=== Aim ===
Print the listing in its entirety and exactly, leaving out images.

## Start Data provided

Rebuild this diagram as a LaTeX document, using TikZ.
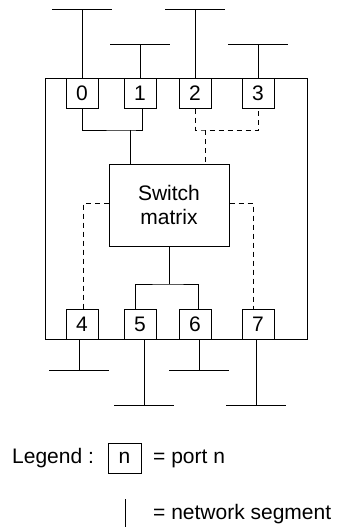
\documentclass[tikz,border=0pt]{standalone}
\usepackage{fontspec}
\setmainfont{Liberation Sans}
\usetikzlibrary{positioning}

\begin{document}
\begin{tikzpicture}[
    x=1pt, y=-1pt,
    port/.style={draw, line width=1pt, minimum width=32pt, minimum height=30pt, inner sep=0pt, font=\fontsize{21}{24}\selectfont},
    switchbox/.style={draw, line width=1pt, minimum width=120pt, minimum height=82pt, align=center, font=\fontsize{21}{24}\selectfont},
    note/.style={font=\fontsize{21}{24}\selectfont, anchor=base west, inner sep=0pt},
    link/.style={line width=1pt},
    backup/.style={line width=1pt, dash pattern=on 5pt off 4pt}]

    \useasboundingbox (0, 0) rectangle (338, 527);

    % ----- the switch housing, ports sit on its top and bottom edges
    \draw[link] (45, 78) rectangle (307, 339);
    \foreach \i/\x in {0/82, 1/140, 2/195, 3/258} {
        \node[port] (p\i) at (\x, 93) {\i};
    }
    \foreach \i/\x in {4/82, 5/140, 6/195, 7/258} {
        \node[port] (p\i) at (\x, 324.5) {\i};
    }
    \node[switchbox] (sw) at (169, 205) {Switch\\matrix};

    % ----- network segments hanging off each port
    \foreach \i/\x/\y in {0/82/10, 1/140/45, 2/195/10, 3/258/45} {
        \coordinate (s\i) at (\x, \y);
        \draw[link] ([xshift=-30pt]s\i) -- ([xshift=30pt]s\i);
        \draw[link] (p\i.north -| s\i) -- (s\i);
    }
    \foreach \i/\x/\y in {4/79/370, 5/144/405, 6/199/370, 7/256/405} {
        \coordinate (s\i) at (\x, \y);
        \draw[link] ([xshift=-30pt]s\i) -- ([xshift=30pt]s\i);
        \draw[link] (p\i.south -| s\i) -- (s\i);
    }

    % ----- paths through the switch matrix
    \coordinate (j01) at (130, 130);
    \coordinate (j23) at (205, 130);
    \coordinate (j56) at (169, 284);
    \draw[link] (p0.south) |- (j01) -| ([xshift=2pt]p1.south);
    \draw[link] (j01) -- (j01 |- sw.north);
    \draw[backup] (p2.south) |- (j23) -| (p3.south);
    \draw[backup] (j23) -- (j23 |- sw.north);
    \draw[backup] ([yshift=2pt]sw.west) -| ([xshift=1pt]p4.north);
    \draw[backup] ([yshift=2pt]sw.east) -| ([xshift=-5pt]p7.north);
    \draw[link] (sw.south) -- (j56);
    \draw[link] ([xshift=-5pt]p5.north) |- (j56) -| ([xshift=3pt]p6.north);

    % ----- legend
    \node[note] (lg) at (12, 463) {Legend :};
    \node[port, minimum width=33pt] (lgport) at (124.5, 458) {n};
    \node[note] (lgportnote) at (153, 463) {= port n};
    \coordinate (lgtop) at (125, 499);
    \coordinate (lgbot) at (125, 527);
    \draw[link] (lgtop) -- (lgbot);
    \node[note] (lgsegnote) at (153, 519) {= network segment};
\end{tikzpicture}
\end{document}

## End Data provided

=== Finished exercise ===
Rebuild this diagram as a LaTeX document, using TikZ.
\documentclass[tikz,border=0pt]{standalone}
\usepackage{fontspec}
\setmainfont{Liberation Sans}
\usetikzlibrary{positioning}

\begin{document}
\begin{tikzpicture}[
    x=1pt, y=-1pt,
    port/.style={draw, line width=1pt, minimum width=32pt, minimum height=30pt, inner sep=0pt, font=\fontsize{21}{24}\selectfont},
    switchbox/.style={draw, line width=1pt, minimum width=120pt, minimum height=82pt, align=center, font=\fontsize{21}{24}\selectfont},
    note/.style={font=\fontsize{21}{24}\selectfont, anchor=base west, inner sep=0pt},
    link/.style={line width=1pt},
    backup/.style={line width=1pt, dash pattern=on 5pt off 4pt}]

    \useasboundingbox (0, 0) rectangle (338, 527);

    % ----- the switch housing, ports sit on its top and bottom edges
    \draw[link] (45, 78) rectangle (307, 339);
    \foreach \i/\x in {0/82, 1/140, 2/195, 3/258} {
        \node[port] (p\i) at (\x, 93) {\i};
    }
    \foreach \i/\x in {4/82, 5/140, 6/195, 7/258} {
        \node[port] (p\i) at (\x, 324.5) {\i};
    }
    \node[switchbox] (sw) at (169, 205) {Switch\\matrix};

    % ----- network segments hanging off each port
    \foreach \i/\x/\y in {0/82/10, 1/140/45, 2/195/10, 3/258/45} {
        \coordinate (s\i) at (\x, \y);
        \draw[link] ([xshift=-30pt]s\i) -- ([xshift=30pt]s\i);
        \draw[link] (p\i.north -| s\i) -- (s\i);
    }
    \foreach \i/\x/\y in {4/79/370, 5/144/405, 6/199/370, 7/256/405} {
        \coordinate (s\i) at (\x, \y);
        \draw[link] ([xshift=-30pt]s\i) -- ([xshift=30pt]s\i);
        \draw[link] (p\i.south -| s\i) -- (s\i);
    }

    % ----- paths through the switch matrix
    \coordinate (j01) at (130, 130);
    \coordinate (j23) at (205, 130);
    \coordinate (j56) at (169, 284);
    \draw[link] (p0.south) |- (j01) -| ([xshift=2pt]p1.south);
    \draw[link] (j01) -- (j01 |- sw.north);
    \draw[backup] (p2.south) |- (j23) -| (p3.south);
    \draw[backup] (j23) -- (j23 |- sw.north);
    \draw[backup] ([yshift=2pt]sw.west) -| ([xshift=1pt]p4.north);
    \draw[backup] ([yshift=2pt]sw.east) -| ([xshift=-5pt]p7.north);
    \draw[link] (sw.south) -- (j56);
    \draw[link] ([xshift=-5pt]p5.north) |- (j56) -| ([xshift=3pt]p6.north);

    % ----- legend
    \node[note] (lg) at (12, 463) {Legend :};
    \node[port, minimum width=33pt] (lgport) at (124.5, 458) {n};
    \node[note] (lgportnote) at (153, 463) {= port n};
    \coordinate (lgtop) at (125, 499);
    \coordinate (lgbot) at (125, 527);
    \draw[link] (lgtop) -- (lgbot);
    \node[note] (lgsegnote) at (153, 519) {= network segment};
\end{tikzpicture}
\end{document}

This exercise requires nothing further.